Klew & Hoven's Book Review- Don't Worry It Gets Worse (That's a title, not a self-evaluation)

Okay so, I don't think you should be surprised by the fact that Hoven and I enjoy reading. We both just finished reading the same book, and we're going to chat about it. My sorority House Mom had a book club. This is kind of like that. Except neither of us is an old lady (but maybe one of us in spirit really is), and we don't meet in the Kappa Delta kitchen and pretend to talk about books while really we're just gossiping and drinking "juice" (scotch).
We both just finished Alida Nugent's Don't Worry, It Gets Worse: One Twentysomething's (Mostly Failed) Attemps at Adulthood

Photo Credit: the-frenemy.com

Summary

It's a story of a college graduate who leaves college without any sort of plan (sound familiar?). She started a blog (sound really familiar?), and it took of and eventually landed her a book deal (unfortunately, that part doesn't sound too familiar...yet.). It's basically just a collection of her post grad experiences, and it is SCARY how similar it is to both of our lives.

Klew's Thoughts

I just finished reading it last night. I enjoyed it, but it also made me mad. Not really MAD like riot-through-the-streets-with-a-torch mad, more like why-didn't-I-think-of-this-first mad. I felt at some points that she had read my mind to craft a thought. That's how close to home this bad boy hit. It was comforting, because now I see that it's not just me who is this much of a disaster after college. Overall, I definitely recommend it to any friend who feels like she has no control over anything in her life. This will speak to you. This will make you feel like everything will be okay.

Hoven's Thoughts

I had begged Klew to read this book for months, after one of my voracious reader friends lent it to me. Ever the optimist that I am, this book didn't make me so much as mad, as much as it made me convinced "yes I can do this too!"

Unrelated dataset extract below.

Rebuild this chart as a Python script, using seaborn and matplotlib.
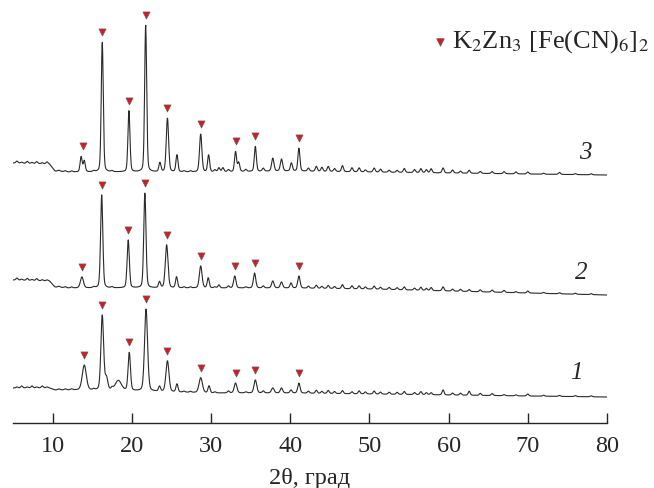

Nugent covers reluctantly moving back home after college (I am queen of this club), trying to find a job with an English degree (I am on the executive director board of this club), but she also writes about how important it is to find passion in life, and keep that passion alive. I don't get to write in my day job, but I get to write here. That keeps the dream alive.

 Nugent also is a few steps ahead of Klew and me, not only in the fact she is a published author, but is a few years into friends getting married and life getting even more complicated and distant from the safe havens of your parent's car insurance and pow wows with your college mentor. I constantly look for mentors and models in life- I am as apt to trailblaze as I am to copycat, to be completely, if unflatteringly, honest. I like seeing myself, or possible versions of myself, in others, and Nugent offered a few futures I wouldn't mind, as well as a few I'll avoid like the bubonic plague. 

If you are a creative-y type wishing your career would embrace and nurture that sweet little baby bird creative brilliant genius-in-waiting soul of yours, this book will feel like a sharp pinch and a hug. But even if that isn't your gig, there is something universal about the aimlessness of your 20s in the 2000s. This book gets that, it gets you.